Nelson Massini, professor da área de Direito Criminal da Faculdade de Direito (FD/UFRJ), repreende a veiculação irresponsável de informações, mas salientou a importância dos veículos midiáticos e do acesso à informação: “Defendo sempre o sagrado direito à informação e à imprensa livre, no entanto, é preciso ter em mente o poder da mídia de formar opinião, de repassar informações supostas e de atingir um público sem o devido preparo emocional para determinados assuntos”.

O professor ressaltou a influência da mídia sobre a opinião pública. Para ele, essa influência pode ser negativa ou positiva e vai depender da forma como os fatos são transmitidos e da verdade contida na informação.

Ele destaca que, quando existem crimes desse tipo, relacionados a paixões e a mistérios, há uma corrida por parte da imprensa por informações privilegiadas. Esse anseio por novos dados e os fatos publicados não prejudicam as investigações, desde que a polícia seja eficiente e centrada na verdade científica. Para o professor, no entanto, no Brasil, a ineficiência da polícia somada ao despreparo de alguns jornalistas, que publicam as informações sem apurá-las anteriormente, produzem “um caldo do próprio erro, da saturação, da especulação, das vaidades”.

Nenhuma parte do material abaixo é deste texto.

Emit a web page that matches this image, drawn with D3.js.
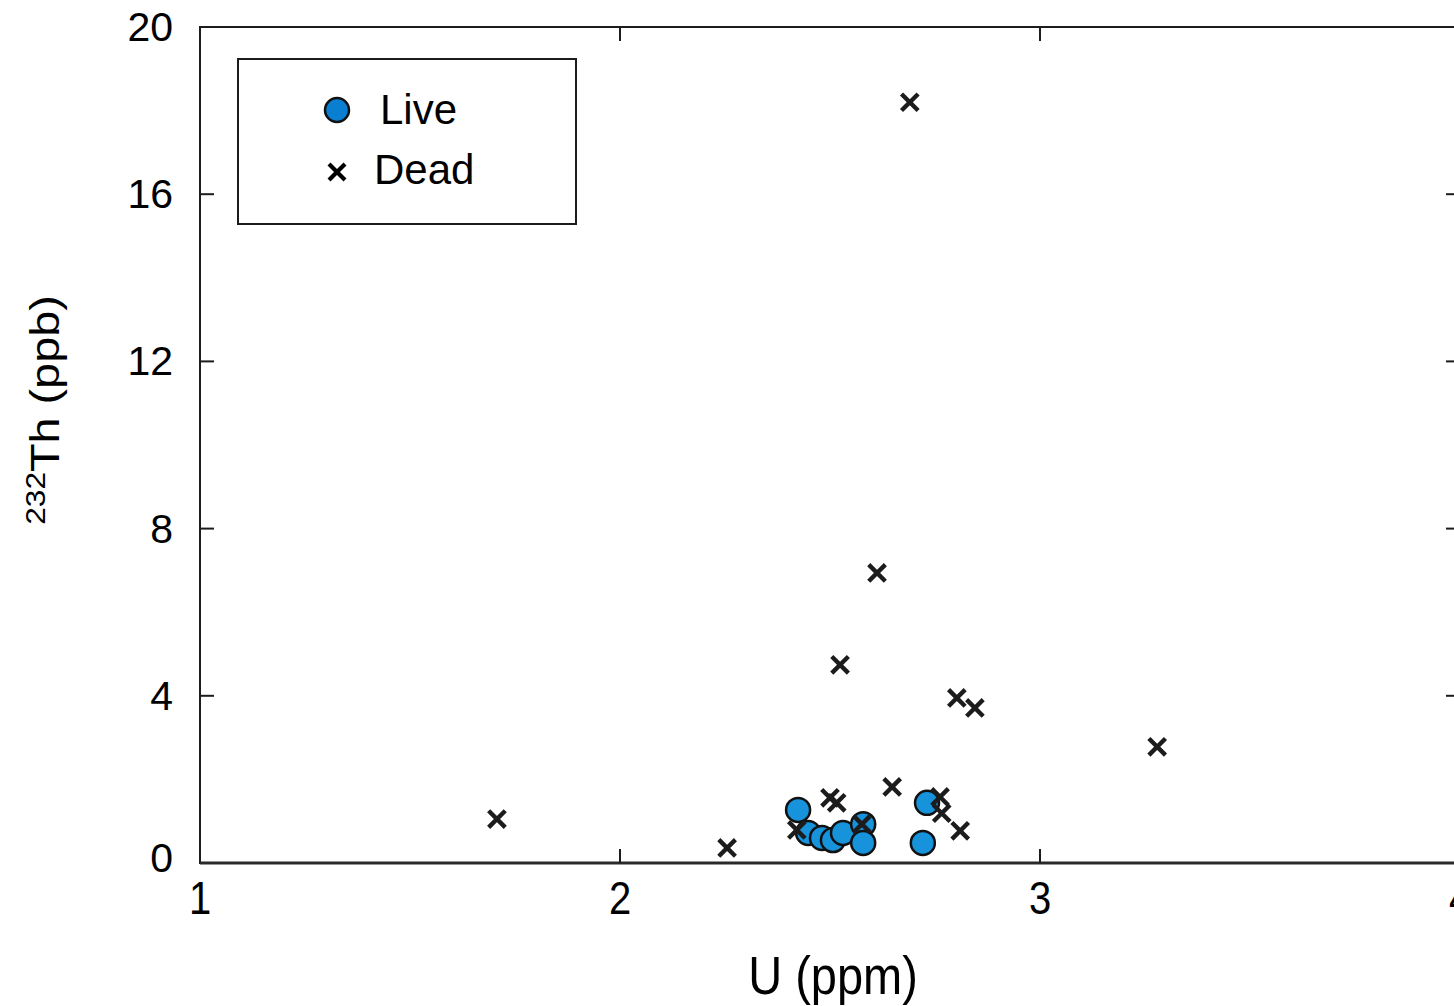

Para evitar as especulações e a produção de inverdades, muitas vezes, recorre-se ao segredo de justiça. Essa alternativa, porém, pode ser encarada como um cerceamento ao direito da sociedade de fiscalizar o andamento dos casos policiais. Massini explica que “o segredo de justiça não impede a fiscalização da sociedade, mas facilita o trabalho pericial e investigativo, na medida em que restringe as informações processuais apenas às partes interessadas e diretamente envolvidas no caso. Estas continuam a ter livre acesso aos dados, mas não podem torná-los públicos”.

Ainda no âmbito dos conceitos jurídicos que envolvem os casos criminais, o professor diferencia prisão temporária, que foi decretada ao pai e à madrasta de Isabella, e prisão preventiva: “Durante a investigação e até para que ela ocorra sem qualquer influência, pode ser pedida a detenção temporária do investigado. Formalizado o indiciamento e com a conclusão de que aquele investigado foi o responsável pelo delito, é expedida a prisão preventiva, para evitar que, antes da condenação final, ele fuja ou se ausente dos atos processuais”.

Massini conclui constatando que um dos preços das especulações midiáticas é gerar na população uma opinião condenatória que nem sempre corresponde à verdade. No caso específico de Isabella Nardoni, declara que a população captou pelas imagens e informações repassadas a presença do silêncio do culpado e a falta de indignação de um inocente no casal, o que ocasionou a acusação precoce, que pôde ser verificada na chegada do pai e da madrasta à delegacia, recebidos aos gritos de “assassinos”, antes mesmo da apuração final dos fatos.